Where this book stumbles a bit for me is with the pacing and the romance. Micah and Ruby are both athletes so there is a lot of body-talk in this book and naturally, as they are both athletes, you would expect that their mutual athletic physiques are a source of attraction for both of them. But after a while I found this a little tiresome and wanted more lovey-dovey-mushy emotional "stuff." I also felt the ending was really rushed. The climactic moments are good - but Ruby's final race (a 100-miler!) is glossed over considerably, and the author deploys a villain to spur the couple towards a happy ending - which seemed a little out of left field for me. Yeah, the villain is a jack-ass, but his motivations at the end didn't entirely work for me.

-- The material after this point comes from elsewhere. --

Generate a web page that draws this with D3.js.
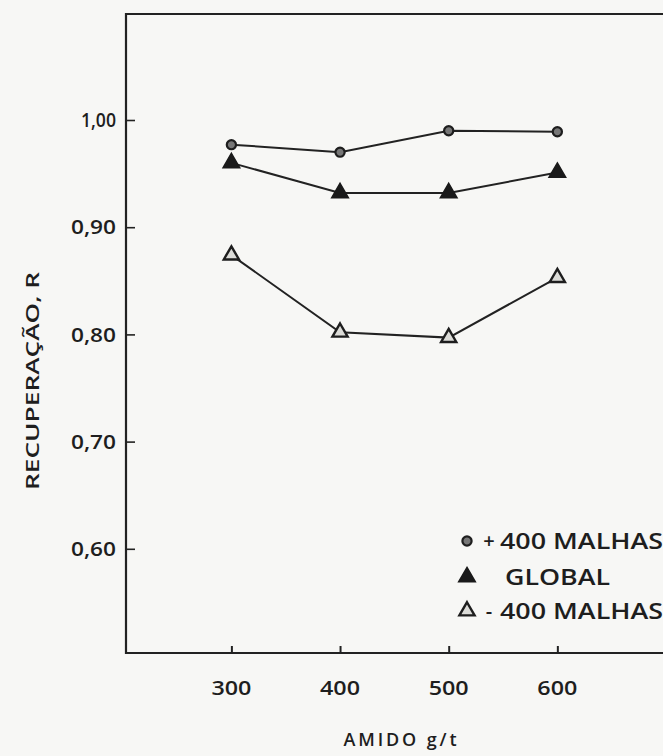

Still, this is a very good read. I enjoyed it quite a bit, and think the author did a really good job handling elements that, frankly, we don't always see handled well within the genre. To be frank, this story could have been a disaster in a lot of ways, but Lohmann never allowed it to go there.
Final Grade = B
4 comments:
Wow, this sounds right up my alley! There don't seem to be many running-themed romances out there, nor sports themes where the heroine is the one with complex issues. Maybe I'm not looking in the right places?
And, as I've begun watching Friday Night Lights and am completely obsessed, I'm certain to picture Micah as Jason Street :)
I don't read a lot of category romance these days but between the heroine who actually did a really crappy thing and the disability that isn't a plot crutch this one sounds like one I'd like to hunt down.
Thanks for this review. Glad to know there are some non-formula selections out there.
Kate: For a lot of years, unless your name was Rachel Gibson or Susan Elizabeth Phillips, authors were told athlete heroes didn't sell. Self-publishing has opened up that door for a lot of writers, but we're still waiting for athlete heroines. There really are not a lot of them out there. So yeah, this book is really different in a lot of ways. Definitely worth seeking out IMHO.
Lori: No disability plot crutch here - and man, it was GREAT! And let me tell you how great it was that the author didn't try to "redeem" the heroine by somehow absolving her of her sins. She was no dupe. She knew what she did and she made her choices.
Lynne: It was a really refreshing read for me.